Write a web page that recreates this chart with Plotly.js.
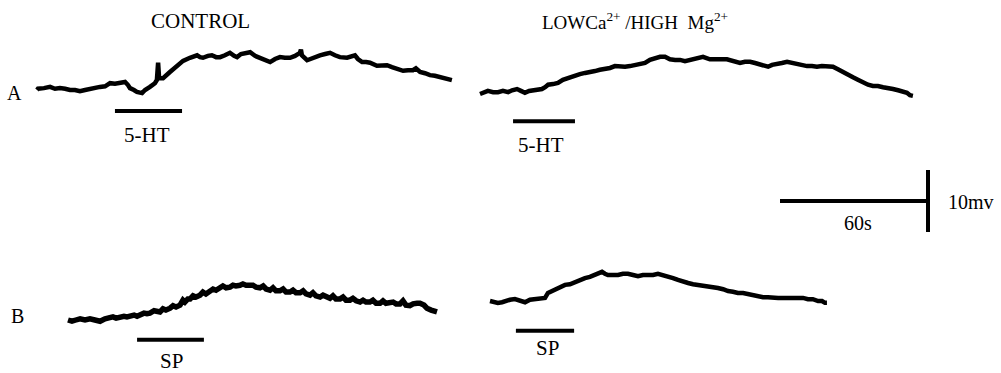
<!DOCTYPE html>
<html>
<head>
<meta charset="utf-8">
<script src="https://cdn.plot.ly/plotly-3.0.1.min.js"></script>
<style>html,body{margin:0;padding:0;background:#fff;}#chart{width:1001px;height:373px;}</style>
</head>
<body>
<div id="chart"></div>
<script>
// ---------- DATA (time in s from trace start, membrane potential change in mV) ----------
const tA_control = [0,0.4,2.8,5.3,7.3,9.3,11.4,13.4,15.4,17.4,19.5,21.5,23.5,25.5,27.6,29.6,31.6,33.6,35.7,36.9,37.7,39.3,40.5,42.6,43.8,45.8,47.8,48.6,49.1,49.5,51.1,53.9,56.8,59.2,62.0,64.1,64.9,66.1,67.3,69.3,70.9,72.6,74.2,76.2,78.2,79.9,81.1,82.7,84.3,86.4,88.4,90.4,92.4,94.5,96.5,98.5,100.5,102.6,104.6,106.6,107.0,107.4,109.5,111.9,114.7,116.8,118.8,120.8,122.8,125.7,127.3,128.9,130.1,131.8,133.4,135.0,137.8,139.9,141.9,143.9,145.9,148.4,150.4,152.4,153.6,154.5,155.3,157.3,159.3,161.3,163.4,165.4,168.2];
const vA_control = [0,0.2,0.3,0.5,0.2,0.3,0.2,0,0,-0.2,0,0.2,0.3,0.5,0.6,1.1,1.0,1.1,1.3,0.8,0.3,0,-0.3,-0.5,0,0.5,1.1,1.6,4.4,1.9,1.9,2.9,4.0,4.7,5.2,5.5,5.6,5.3,5.2,5.5,5.6,5.3,5.3,5.6,6.0,5.5,5.3,5.8,6.0,6.1,5.5,5.2,4.8,4.5,5.0,5.3,5.2,5.2,5.5,6.0,6.5,5.6,4.8,5.2,5.6,5.8,6.0,5.6,5.3,5.2,5.5,5.6,5.0,4.5,4.5,4.4,3.9,4.0,4.0,3.7,3.4,3.1,3.2,3.2,3.5,3.1,2.9,2.7,2.4,2.3,2.1,1.9,1.6];

const tA_lowCa = [0,1.6,3.2,5.3,7.3,9.3,11.4,13.0,15.0,16.6,18.2,19.9,21.1,23.1,25.1,26.4,27.6,29.6,31.6,33.6,35.7,37.3,38.5,40.5,42.6,44.6,46.6,48.6,50.7,52.7,54.7,56.8,58.8,60.8,62.8,64.9,66.9,68.9,70.9,73.0,75.0,77.0,79.1,81.1,83.1,85.1,87.6,90.4,93.2,96.1,98.1,100.1,102.6,105.4,107.4,109.5,111.5,113.5,115.5,116.8,118.4,120.4,122.4,124.5,126.5,128.5,130.5,132.6,134.6,136.6,138.6,140.7,143.1,145.1,147.2,149.2,151.2,153.2,155.3,157.3,159.3,161.3,163.4,165.4,167.4,169.5,171.5,173.1,174.3,175.5];
const vA_lowCa = [0,0.3,0.5,0.3,0.3,0.5,0.3,0.6,0.8,0.5,0.2,0.5,0.6,0.6,0.8,1.1,1.5,1.6,1.8,2.3,2.6,2.9,3.1,3.2,3.4,3.5,3.7,3.9,4.0,4.2,4.5,4.4,4.4,4.5,4.7,4.8,5.0,5.5,5.8,6.0,6.0,5.6,5.5,5.5,5.3,5.5,5.8,6.0,5.6,5.5,5.6,5.6,5.3,5.0,5.2,5.2,5.0,4.8,4.5,4.4,4.7,4.8,5.0,5.2,5.0,4.8,4.7,4.5,4.5,4.4,4.5,4.5,4.4,4.0,3.5,3.2,2.7,2.3,1.8,1.5,1.3,1.3,1.1,1.0,0.8,0.6,0.3,0.2,-0.2,-0.3];

const tB_control = [0,1.6,3.2,4.9,6.9,8.9,10.9,13.0,15.0,17.0,18.2,19.5,21.1,22.7,23.9,25.1,26.8,28.0,29.2,30.8,32.0,33.2,34.9,36.1,37.3,38.5,39.7,41.4,42.6,43.8,45.4,46.6,47.4,48.6,49.5,50.7,51.9,53.5,54.7,55.9,57.6,58.8,60.0,61.6,62.8,64.1,65.7,66.9,68.1,69.7,70.9,72.2,73.8,75.0,76.2,77.8,79.1,80.3,81.9,83.1,84.3,85.9,87.2,88.4,90.0,91.2,92.4,94.1,95.3,96.5,98.1,99.3,100.5,102.2,103.4,104.6,106.2,107.4,108.6,110.3,111.5,112.7,114.3,115.5,116.8,118.4,119.6,120.8,122.4,123.6,124.9,126.5,127.7,128.9,130.5,131.8,133.0,134.6,135.8,137.0,138.6,139.9,141.5,142.7,144.3,145.5,147.2,148.8,149.6];
const vB_control = [0,-0.2,0,0.2,0,0.2,0,-0.2,0.2,0.3,0.5,0.3,0.5,0.6,0.5,0.6,0.8,0.6,0.8,1.1,1.0,1.1,1.5,1.3,1.3,1.8,1.6,1.9,2.3,2.1,2.4,3.2,2.9,3.4,3.4,3.9,3.7,4.0,4.5,4.2,4.7,5.0,4.8,5.2,5.5,5.2,5.3,5.6,5.5,5.6,5.8,5.6,5.5,5.6,5.3,5.2,5.5,5.0,4.8,5.2,4.7,4.7,5.0,4.5,4.5,4.8,4.4,4.4,4.7,4.2,4.0,4.4,3.9,3.7,4.0,3.7,3.5,3.9,3.4,3.4,3.7,3.2,3.2,3.5,3.1,2.9,3.2,2.9,2.9,3.2,2.7,2.7,3.1,2.7,2.7,2.9,2.6,2.6,3.1,2.4,2.3,2.6,2.7,2.7,2.4,1.9,1.6,1.3,1.3];

const tB_lowCa = [0,1.6,3.2,4.9,6.1,8.1,10.1,12.2,14.2,16.2,18.2,20.3,22.3,23.5,24.7,26.4,28.4,30.4,32.4,34.5,36.5,38.5,40.5,42.6,44.6,45.4,46.6,47.8,49.9,51.9,53.9,55.9,58.0,60.0,62.0,64.1,66.1,68.1,70.1,72.2,74.2,76.2,78.2,80.3,82.3,84.3,86.4,88.4,90.4,92.4,94.5,96.5,98.5,100.5,102.6,104.6,106.6,108.6,110.7,112.7,114.7,116.8,118.8,120.8,122.8,124.9,126.9,128.9,130.9,133.0,134.6,135.8,136.6];
const vB_lowCa = [0,-0.2,-0.3,-0.2,0,0.2,0.3,0,-0.2,0.2,0.3,0.3,0.5,1.3,1.5,1.8,2.1,2.6,2.7,3.1,3.4,3.7,3.9,4.2,4.4,4.7,4.4,4.2,4.2,4.2,4.4,4.4,4.2,4.0,4.2,4.2,4.2,4.4,4.2,4.0,3.7,3.4,3.1,2.9,2.7,2.6,2.4,2.3,2.3,2.1,1.9,1.6,1.5,1.3,1.3,1.1,1.0,0.8,0.6,0.6,0.5,0.5,0.5,0.5,0.6,0.6,0.5,0.3,0.3,0,0,-0.3,-0.3];

// stimulus application (s from trace start)
const stimNames = ["5-HT", "5-HT", "SP", "SP"];
const stimOn  = [31.6, 13.4, 28.0, 10.5];
const stimOff = [58.8, 38.5, 55.1, 34.1];

// calibration
const scaleTime = 60;   // s
const scaleVolt = 10;   // mV

// ---------- LAYOUT (positions on the page, in s / mV of the shared scale) ----------
const W = 1001, H = 373;
const pxPerSec = 148 / 60;   // horizontal calibration
const pxPerMV = 62 / 10;     // vertical calibration
const xMax = W / pxPerSec, yMax = H / pxPerMV;
function px2x(px){ return px / pxPerSec; }
function py2y(py){ return (H - py) / pxPerMV; }

const panels = [
  {t: tA_control, v: vA_control, ox: px2x(37),  oy: py2y(90),  barDy: -3.4, w: 4.5},
  {t: tA_lowCa,   v: vA_lowCa,   ox: px2x(480), oy: py2y(94),  barDy: -4.4, w: 4.5},
  {t: tB_control, v: vB_control, ox: px2x(68),  oy: py2y(320), barDy: -3.2, w: 5.5},
  {t: tB_lowCa,   v: vB_lowCa,   ox: px2x(490), oy: py2y(301), barDy: -4.8, w: 4.5}
];
const stimLabelPos = [[147,135],[541,145],[171,361],[547,348]];

const traces = [];
panels.forEach((p, i) => {
  traces.push({
    x: p.t.map(t => t + p.ox), y: p.v.map(v => v + p.oy),
    mode: 'lines', line: {color: '#000', width: p.w, shape: 'linear'},
    hoverinfo: 'skip', type: 'scatter'
  });
  traces.push({
    x: [stimOn[i] + p.ox, stimOff[i] + p.ox], y: [p.oy + p.barDy, p.oy + p.barDy],
    mode: 'lines', line: {color: '#000', width: 4}, hoverinfo: 'skip', type: 'scatter'
  });
});
// calibration bars
const calX = px2x(780), calY = py2y(201);
traces.push({x: [calX, calX + scaleTime], y: [calY, calY], mode: 'lines',
  line: {color: '#000', width: 4}, hoverinfo: 'skip', type: 'scatter'});
const calVx = calX + scaleTime, calVy0 = py2y(232);
traces.push({x: [calVx, calVx], y: [calVy0, calVy0 + scaleVolt], mode: 'lines',
  line: {color: '#000', width: 4}, hoverinfo: 'skip', type: 'scatter'});

const font = {family: 'Liberation Serif, Times New Roman, serif', color: '#000', size: 21};
function ann(text, px, py, xanchor, size){
  return {text: text, x: px / W, y: 1 - py / H, xref: 'paper', yref: 'paper',
    xanchor: xanchor || 'center', yanchor: 'middle', showarrow: false,
    font: Object.assign({}, font, size ? {size: size} : {})};
}
const annotations = [
  ann('CONTROL', 200, 21, 'center', 21),
  ann('LOWCa<sup>2+</sup> /HIGH  Mg<sup>2+</sup>', 540, 21, 'left', 19),
  ann('A', 14, 93, 'center', 20),
  ann('B', 17, 316, 'center', 20),
  ann('60s', 858, 223, 'center', 20),
  ann('10mv', 946, 202, 'left', 20)
];
stimNames.forEach((n, i) => annotations.push(ann(n, stimLabelPos[i][0], stimLabelPos[i][1], 'center', 21)));

const layout = {
  width: W, height: H,
  margin: {l: 0, r: 0, t: 0, b: 0, pad: 0},
  paper_bgcolor: '#fff', plot_bgcolor: '#fff',
  showlegend: false,
  xaxis: {range: [0, xMax], visible: false, fixedrange: true},
  yaxis: {range: [0, yMax], visible: false, fixedrange: true},
  annotations: annotations
};
Plotly.newPlot('chart', traces, layout, {displayModeBar: false, staticPlot: true});
</script>
</body>
</html>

····················

EXERCISE REQUIREMENTS – Look over the listing. Pull out every line with the string "chart" in it.

COMPLETE RESPONSE –
Write a web page that recreates this chart with Plotly.js.
<style>html,body{margin:0;padding:0;background:#fff;}#chart{width:1001px;height:373px;}</style>
<div id="chart"></div>
Plotly.newPlot('chart', traces, layout, {displayModeBar: false, staticPlot: true});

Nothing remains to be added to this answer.